Citation Analyzer can be fully configured to run over HTTPS to secure authentication and API traffic.
To run the Next.js frontend over HTTPS locally, you can use Next.js's experimental HTTPS feature. It will automatically generate self-signed certificates:
cd frontend
npm run dev -- --experimental-httpsFor the backend, you can pass standard SSL keyfiles to Uvicorn if you've generated certificates (e.g., using mkcert):
uvicorn backend.server:app --ssl-keyfile key.pem --ssl-certfile cert.pemFor production deployments, the best practice is to place the Citation Analyzer behind a reverse proxy that handles the SSL/TLS termination automatically.
Caddy Example (Caddyfile):
analytics.yourdomain.com {
reverse_proxy /api/* localhost:8000
reverse_proxy * localhost:3000
}Caddy will automatically fetch and manage SSL certificates from Let's Encrypt, securing the dashboard and backend APIs without any code changes required.
To further improve the accuracy and depth of the citation analysis, the following areas have been identified for future development:
- Alternative Data Providers: Integrate with OpenAlex and ORCID APIs to expand citation coverage, cross-reference author identities, and eliminate name collision issues.
- Recursive Notability (PageRank): Implement a graph-based evaluation for researcher impact, where a citation is weighted higher if it comes from an author who is themselves heavily cited by other notable researchers.
- Full-Text PDF Extraction: Automate the retrieval of Open Access PDFs (via Unpaywall) to perform deep full-text analysis instead of relying solely on abstracts.
- Section-Aware AI Weighting: Differentiate between citations in the Introduction (related work) vs. the Experimental Results or Conclusion (methodological dependency) to more accurately signify impact.
- Interactive Citation Networks: Build dynamic node-based visualizations within the Next.js dashboard using D3.js or React Flow to visually map out seminal paper propagation.
- Containerization: Provide official Docker images and Compose files to seamlessly deploy the SQLite + Next.js + Python stack in any cloud environment.

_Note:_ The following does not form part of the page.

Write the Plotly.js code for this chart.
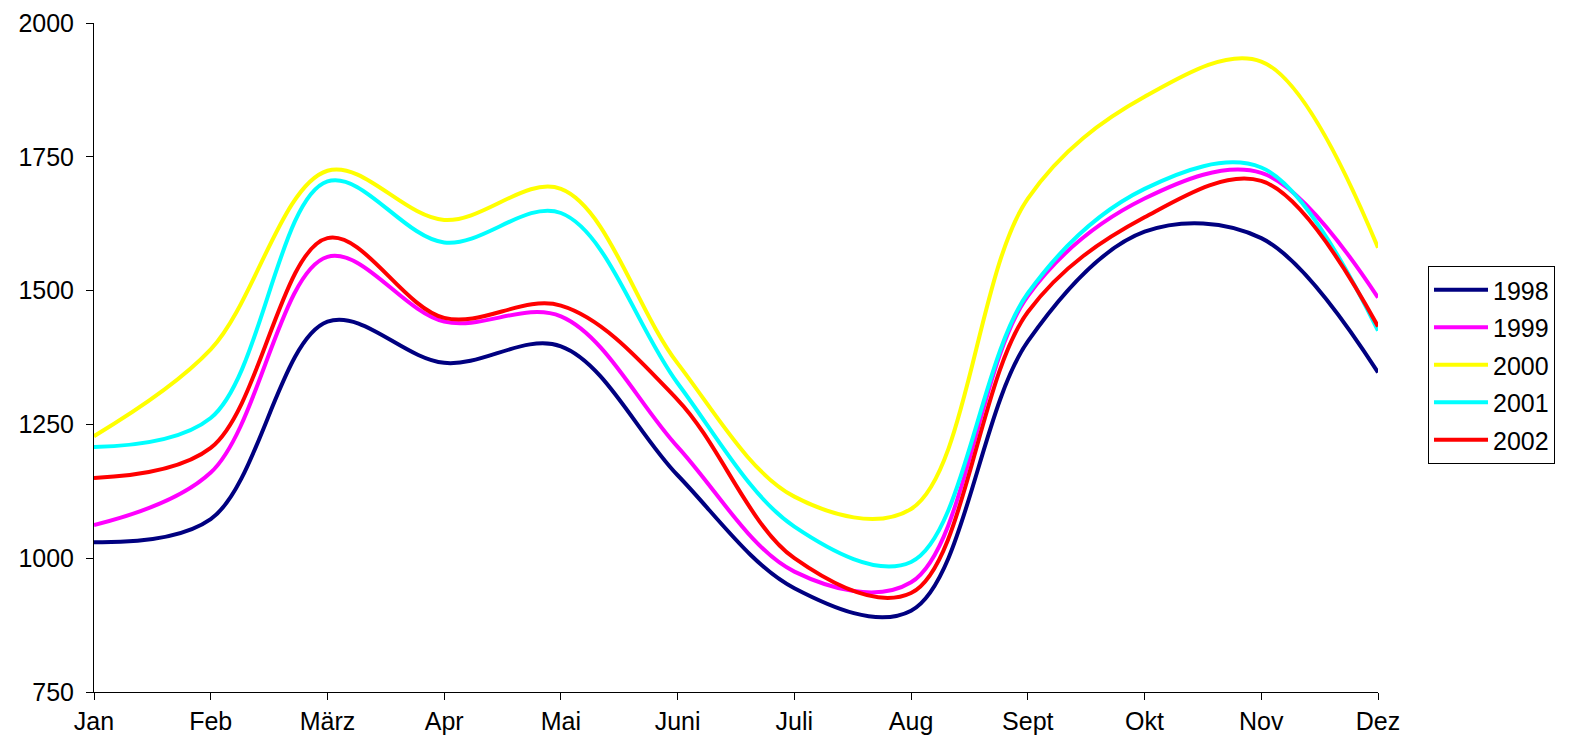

- Committee of LLMs: Run sentiment and seminal classification through a multi-model consensus pipeline (e.g., Gemini 2.5 Pro + GPT-4o + Claude 3.5 Sonnet) to reduce individual model bias.
- Human-in-the-Loop Auto-Tuning: Allow researchers to mark a small subset of citations as "Correct/Incorrect" in the dashboard, enabling the LLM to auto-adjust its domain criteria dynamically over time.
This project is licensed under the MIT License — see LICENSE for details.